Unusually, Graham Gooch was announced as his vice captain, an appointment only made on winter tours. Stewart also announced that a curfew was being imposed, although true to his style of addressing the Press with a grim determination to say as little as possible – like a captured wartime soldier confining his answers to name, rank and serial number – he declined to reveal precisely what time. It might have been 10pm, or it might have been 3am.
Gatting, removed from high office for what the authorities described as conduct “damaging to the image of the England cricket team”, withdrew from the Lord’s Test altogether, although after England’s 134-run defeat Gatting was back for the next match at Old Trafford. An even bigger thrashing, by an innings and 156 runs.

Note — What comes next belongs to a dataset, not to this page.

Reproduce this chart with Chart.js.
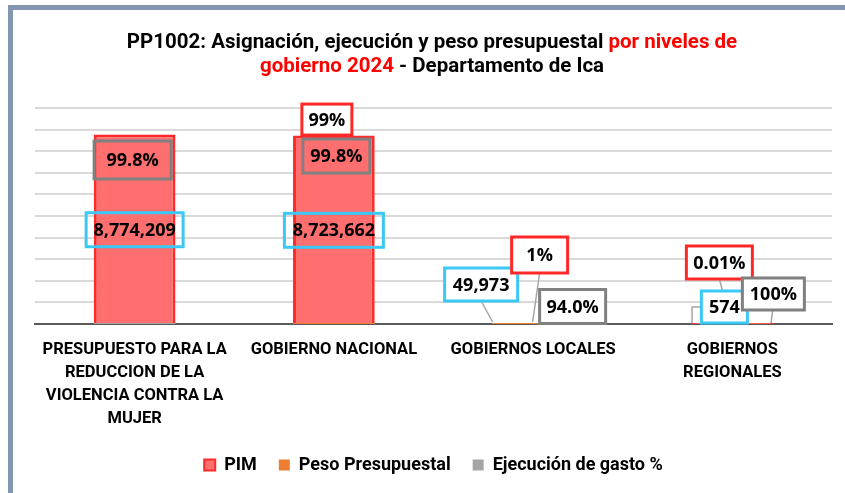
<!DOCTYPE html>
<html><head><meta charset="utf-8">
<script src="https://cdn.jsdelivr.net/npm/chart.js@4"></script>
<style>
html,body{margin:0;padding:0;background:#fff;}
#wrap{position:relative;width:845px;height:493px;overflow:hidden;background:#fff;}
#frame{position:absolute;left:8px;top:5px;width:900px;height:600px;border-left:5px solid #8497b0;border-top:5px solid #8497b0;box-sizing:border-box;}
canvas{position:absolute;left:0;top:0;}
</style></head><body>
<div id="wrap"><div id="frame"></div><canvas id="c" width="845" height="493"></canvas></div>
<script>
// ---- data ----
const categories = [["PRESUPUESTO PARA LA","REDUCCION DE LA","VIOLENCIA CONTRA LA","MUJER"],"GOBIERNO NACIONAL","GOBIERNOS LOCALES",["GOBIERNOS","REGIONALES"]];
const pim = [8774209, 8723662, 49973, 574];
const pesoPresupuestal = [null, 99, 1, 0.01];
const ejecucionGasto = [99.8, 99.8, 94.0, 100];
const yMin = 0, yMax = 10000000, yStep = 1000000;
const titleLines = [
  [{t:"PP1002: Asignación, ejecución y peso presupuestal ", c:"#000000"},{t:"por niveles de", c:"#FF0000"}],
  [{t:"gobierno 2024", c:"#FF0000"},{t:" - Departamento de Ica", c:"#000000"}]
];

// ---- label layout (relative to each PIM bar) ----
const labelLayout = {
  pim: [
    {ref:'mid', dx:0, dy:1, w:97, h:34, fill:null},
    {ref:'mid', dx:0, dy:1, w:99, h:34, fill:null},
    {ref:'base', dx:-52, dy:-38.5, w:73, h:33, fill:'#fff', leader:[[-52,-22],[-40.5,-1]]},
    {ref:'base', dx:-8, dy:-16, w:46, h:32, fill:'#fff', leader:[[-31,-16],[-40.3,-16],[-40.3,0]]}
  ],
  peso: [
    null,
    {ref:'top', dx:-7, dy:-16, w:50, h:31, fill:'#fff'},
    {ref:'base', dx:6.5, dy:-68, w:56, h:36, fill:'#fff', leader:[[6.5,-50],[-0.5,-1]]},
    {ref:'base', dx:-13, dy:-60.5, w:66, h:33, fill:'#fff', leader:[[-13,-44],[-1.5,0]]}
  ],
  ejec: [
    {ref:'top', dx:-2, dy:25.5, w:77, h:38, fill:null},
    {ref:'top', dx:2.5, dy:20.5, w:67, h:34, fill:null},
    {ref:'base', dx:39.5, dy:-16.5, w:66, h:34, fill:'#fff'},
    {ref:'base', dx:41, dy:-29, w:62, h:32, fill:'#fff', leader:[[40.3,-13],[38.7,0]]}
  ]
};
const boxColors = {pim:'#3CC8F5', peso:'#FF2828', ejec:'#808080'};
const fmt = {
  pim: v => v.toLocaleString('en-US'),
  peso: v => v + '%',
  ejec: v => (v === 100 ? '100' : v.toFixed(1)) + '%'
};
const series = {pim: pim, peso: pesoPresupuestal, ejec: ejecucionGasto};

const titlePlugin = {
  id:'titlePlugin',
  afterDraw(chart){
    const ctx = chart.ctx;
    ctx.save();
    ctx.font = 'bold 20.5px Roboto';
    ctx.textBaseline = 'middle';
    ctx.textAlign = 'left';
    const cx = 432, ys = [43, 67];
    titleLines.forEach((segs, i) => {
      const total = segs.reduce((s, g) => s + ctx.measureText(g.t).width, 0);
      let x = cx - total / 2;
      segs.forEach(g => { ctx.fillStyle = g.c; ctx.fillText(g.t, x, ys[i]); x += ctx.measureText(g.t).width; });
    });
    ctx.restore();
  }
};

const labelPlugin = {
  id:'labelPlugin',
  afterDatasetsDraw(chart){
    const ctx = chart.ctx;
    const bars = chart.getDatasetMeta(0).data;
    const anchor = (i, ref) => {
      const b = bars[i];
      if (ref === 'top') return b.y;
      if (ref === 'base') return b.base;
      return (b.y + b.base) / 2;
    };
    ctx.save();
    ctx.strokeStyle = '#A6A6A6'; ctx.lineWidth = 1.5;
    ['pim','peso','ejec'].forEach(k => {
      labelLayout[k].forEach((L, i) => {
        if (!L || !L.leader || series[k][i] == null) return;
        const bx = bars[i].x, by = anchor(i, L.ref);
        ctx.beginPath();
        L.leader.forEach((p, j) => { const X = bx + p[0], Y = by + p[1]; j ? ctx.lineTo(X, Y) : ctx.moveTo(X, Y); });
        ctx.stroke();
      });
    });
    ctx.font = 'bold 18px "Open Sans"';
    ctx.textAlign = 'center'; ctx.textBaseline = 'middle';
    ['pim','peso','ejec'].forEach(k => {
      labelLayout[k].forEach((L, i) => {
        const v = series[k][i];
        if (!L || v == null) return;
        const cx = bars[i].x + L.dx, cy = anchor(i, L.ref) + L.dy;
        const x0 = cx - L.w / 2, y0 = cy - L.h / 2;
        if (L.fill) { ctx.fillStyle = L.fill; ctx.fillRect(x0, y0, L.w, L.h); }
        ctx.strokeStyle = boxColors[k]; ctx.lineWidth = 3;
        ctx.strokeRect(x0, y0, L.w, L.h);
        ctx.fillStyle = '#000';
        ctx.fillText(fmt[k](v), cx, cy + 1);
      });
    });
    ctx.restore();
  }
};

new Chart(document.getElementById('c'), {
  type:'bar',
  data:{
    labels: categories,
    datasets:[
      {label:'PIM', data:pim, backgroundColor:'#FF6F6F', borderColor:'#FF2A2A', borderWidth:3, grouped:false, order:1},
      {label:'Peso Presupuestal', data:pesoPresupuestal, backgroundColor:'#ED7D31', borderWidth:0, grouped:false, order:2},
      {label:'Ejecución de gasto %', data:ejecucionGasto, backgroundColor:'#A5A5A5', borderWidth:0, grouped:false, order:3}
    ]
  },
  options:{
    responsive:false, animation:false,
    layout:{padding:{top:108, left:35, right:13, bottom:9}},
    datasets:{bar:{categoryPercentage:1, barPercentage:0.41}},
    plugins:{
      title:{display:false}, tooltip:{enabled:false},
      legend:{
        position:'bottom',
        labels:{
          font:{family:'Roboto', size:18, weight:'bold'}, color:'#000',
          boxWidth:11, boxHeight:11, padding:22,
          generateLabels(chart){
            return chart.data.datasets.map((d, i) => ({
              text:d.label, fillStyle:d.backgroundColor, strokeStyle:d.borderColor || d.backgroundColor,
              lineWidth: i === 0 ? 2 : 0, datasetIndex:i, hidden:false, fontColor:'#000'
            }));
          }
        }
      }
    },
    scales:{
      x:{
        grid:{display:false, drawTicks:false},
        border:{display:true, color:'#595959', width:2},
        ticks:{font:{family:'Roboto', size:16.5, weight:'bold', lineHeight:'23px'}, color:'#000', padding:14.5, maxRotation:0, minRotation:0, autoSkip:false},
        afterFit(s){ s.height = 110; }
      },
      y:{
        min:yMin, max:yMax,
        ticks:{display:false, stepSize:yStep},
        grid:{color:'#D9D9D9', lineWidth:2, drawTicks:false},
        border:{display:false},
        afterFit(s){ s.width = 0; }
      }
    }
  },
  plugins:[titlePlugin, labelPlugin]
});
</script>
</body></html>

In 1988 all Tests began on a Thursday, and all Sundays were rest days, and at the traditional Saturday night Press conference Emburey was asked a traditional Saturday night Press conference question. “How can we save it from here,” Emburey, sense of humour still intact, pointed to a pavilion window being battered by a familiar Manchester downpour, and said: “You’re looking at it.”
However, the rain saved neither England nor Emburey, the latter replaced for the fourth Test at Headingley by Chris Cowdrey, of Kent, another captain who would quickly need to draw upon a dry sense of humour which first manifested itself on England’s 1984-85 tour to India. Cowdrey was bowling when the then captain, David Gower, shouted out: “Would you like Gatt a bit wider at slip?” To which Cowdrey replied: “No thanks. If Gatt got any wider he’d probably burst.”
Cowdrey happened to be the godson of chairman of selectors Peter May, an eccentric character, whose connection to the real world was occasional at best. Asked at the start of the series about Derek Pringle’s selection May replied: “Well, I’m told he’s been hitting over the top this summer.” At which an incredulous colleague turned to me and declared that the thought of Pring hitting Malcolm Marshall back over his head was a difficult image to conjure up.
Cowdrey was rumoured to have been second choice to Gooch, before the latter was ruled out by declining to make himself available for the winter tour to India. Whatever, Cowdrey was out for 0 (Marshall) and 5 (Walsh) at Headingley (West Indies won by 10 wickets) and was then ruled out of the final Test at the Oval when he was hit on the foot whilst batting – as England players did in those days – for his county.
And this time the selectors did turn to Gooch, whose change of mind about being available to tour that winter ironically led to there being no tour to be available for. India objected to Gooch’s South African connections as captain on the so-called Breweries Tour in 1982, and it was called off.
Gooch was captain No.4 in five Tests that summer, and at the Oval he duly presided over defeat No.4, this time by eight wickets. Although when the end actually came, captain No.5 was at the helm – Pringle taking over for the final day and a half after Gooch dislocated his finger dropping a slip catch.
As for Cowdrey, his phone never rang again, despite godfather May announcing, when he was originally appointed: “We believe that Christopher’s style of leadership
is now what’s required.”
But the really hard done-by captain was Emburey. Let’s face it. For a man who managed to keep the job for two consecutive games, not to qualify for an engraved gold watch – or some other long service award – was the most shameful episode of the entire summer.